Totok Daryanto juga menagaskan bahwa dengan adanya RUU Penyadapan ini tidak akan memangkas kewenangan KPK dalam menangani kasus pidana korupsi. Artinya, KPK tidak akan dipersulit secara prosedural ketika akan melakukan penyidikan kasus pidana korupsi, karena berkaitan erat dengan anggaran negara yang sudah semestinya diawasi dan diperuntukkan bagi masyarakat dan pembangunan negara.

Dengan demikian, aspek yang perlu diperdebatkan bukanlah ada atau tidaknya RUU Penyadapan, melainkan substansi pasal-pasalnya agar wewenang penyadapan dapat difungsikan untuk kepentingan penegakan hukum yang adil dan melindungi setiap hak asasi warga negara yang ada. Sebagai warga negara yang sadar akan pentingnya hukum, maka kita perlu mendorong DPR RI untuk menjalankan setiap mekanisme hukum yang sudah disepakati bersama. Soal RUU Penyadapan yang saat ini masih menimbulkan pro dan kontra, perlu diberikan sebuah penjelasan yang cukup mendalam kepada kelompok-kelompok yang memberikan respon penolakan.
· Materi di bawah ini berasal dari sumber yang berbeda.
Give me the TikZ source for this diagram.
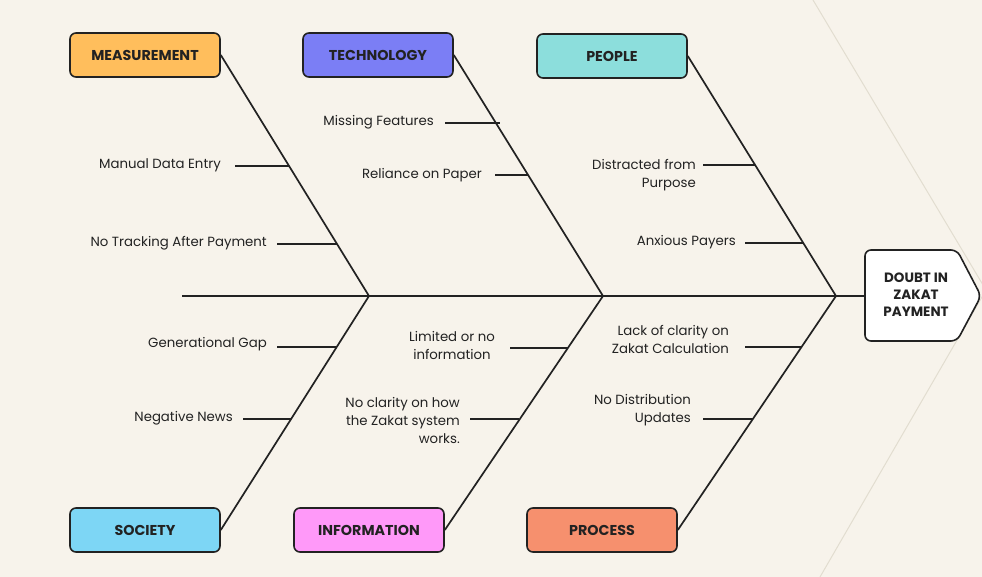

Jangan sampai terjadi kesalahpahaman dan pada akhirnya menimbulkan kegaduhan di publik.

RUU Penyadapan juga harus diperkuat dengan naskah akademik yang jelas, setiap pasal yagng dirumuskan harus diperkuat oleh referensi yang mumpuni agar menghasilkan produk hukum yang berkualitas. Karena kita memahami bahwa hukum-hukum yang pernah dibuat oleh DPR RI di masa lalu tidak semuanya dibuat dengan naskah akademik yang berkualitas, referensi hukum yang digunakan juga tidak bisa dipertanggungjawabkan sehingga hukum kita menjadi lemah dalam hal-hal tertentu. Dengan begitu, diharapkan argumentasi dalam setiap pasal RUU Penyadapan nantinya dapat menjawab kekhawatiran sebagian pihak bahwa RUU Penyadapan hanya akan melemahkan fungsi KPK, melainkan sebaliknya akan memperkuat KPK dalam memberantas tindak pidana korupsi di Indonesia.

*) Penulis adalah pemerhati politik dan pemerintahan, menetap di Kota Malang, Jawa Timur.